Der Fall von sexueller Gewalt auf dem Campus der Elite-Universität Stanford und der Prozess, der mit einer milden Strafe für den Täter endete, sorgt in den USA seit Tagen für Aufregung. Mehr als 550.000 Menschen hatten bis Mittwoch eine Online-Petition unterzeichnet, in der die Amtsenthebung des zuständigen Richters gefordert wird.

Umstrittenes Urteil: Sechs Monate Haft

Sein umstrittenes Urteil: Sechs Monate Haft für den ehemaligen Stanford-Studenten und Schwimmsportler, der vor der Tat noch als Olympia-Hoffnung galt. Das sei als Strafe ausreichend, hatte Richter Aaron Persky (54) vorige Woche geurteilt. Er war früher selbst ein Star-Athlet an der Elite-Uni in Palo Alto gewesen. Die Anklage hatte in dem Prozess mindestens sechs Jahre Gefängnis gefordert.

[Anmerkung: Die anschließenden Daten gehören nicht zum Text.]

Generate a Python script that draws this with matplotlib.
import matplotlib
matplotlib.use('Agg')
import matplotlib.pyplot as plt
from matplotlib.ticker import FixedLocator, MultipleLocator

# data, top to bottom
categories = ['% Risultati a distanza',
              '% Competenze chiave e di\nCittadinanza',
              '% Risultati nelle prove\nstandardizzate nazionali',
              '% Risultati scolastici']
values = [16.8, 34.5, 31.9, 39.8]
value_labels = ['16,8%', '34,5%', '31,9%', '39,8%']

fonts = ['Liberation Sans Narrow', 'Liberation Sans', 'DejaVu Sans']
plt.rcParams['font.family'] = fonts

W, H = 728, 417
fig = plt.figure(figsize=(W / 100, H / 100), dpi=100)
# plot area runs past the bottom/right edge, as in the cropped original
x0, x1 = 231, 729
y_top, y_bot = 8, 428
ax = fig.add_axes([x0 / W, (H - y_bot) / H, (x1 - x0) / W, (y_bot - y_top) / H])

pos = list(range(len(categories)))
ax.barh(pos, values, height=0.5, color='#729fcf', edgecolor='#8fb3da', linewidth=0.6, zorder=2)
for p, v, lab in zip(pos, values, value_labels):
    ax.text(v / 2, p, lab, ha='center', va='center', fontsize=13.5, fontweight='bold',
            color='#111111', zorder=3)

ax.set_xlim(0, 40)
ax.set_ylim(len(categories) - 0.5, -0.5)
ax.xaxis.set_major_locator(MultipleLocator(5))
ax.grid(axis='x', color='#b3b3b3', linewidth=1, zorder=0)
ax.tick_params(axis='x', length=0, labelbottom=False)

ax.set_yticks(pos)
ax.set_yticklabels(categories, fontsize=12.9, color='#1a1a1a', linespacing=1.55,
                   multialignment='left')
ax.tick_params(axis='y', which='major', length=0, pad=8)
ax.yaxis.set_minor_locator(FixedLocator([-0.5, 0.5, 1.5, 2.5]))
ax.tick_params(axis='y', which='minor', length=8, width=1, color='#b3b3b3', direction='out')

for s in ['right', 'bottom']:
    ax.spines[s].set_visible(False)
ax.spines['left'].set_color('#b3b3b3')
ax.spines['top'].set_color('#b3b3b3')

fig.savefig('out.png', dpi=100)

Die Bestrafung werde der "tatsächlichen Schwere" des Delikts nicht gerecht, empörte sich Staatsanwalt Jeff Rosen. Der Täter habe weder Reue gezeigt noch die Wahrheit gesagt. Für Sofie Karasek (22) von der Hilfsorganisation "End Rape on Campus" ist das milde Urteil keine Überraschung. "Es ist ein weiterer Beweis dafür, dass Sex-Täter an Universitäten selten zur Verantwortung gezogen werden", sagte die Aktivistin am Dienstag. Statistiken zufolge wird jede fünfte Frau an US-Hochschulen während ihrer Studienzeit Opfer sexueller Gewalt.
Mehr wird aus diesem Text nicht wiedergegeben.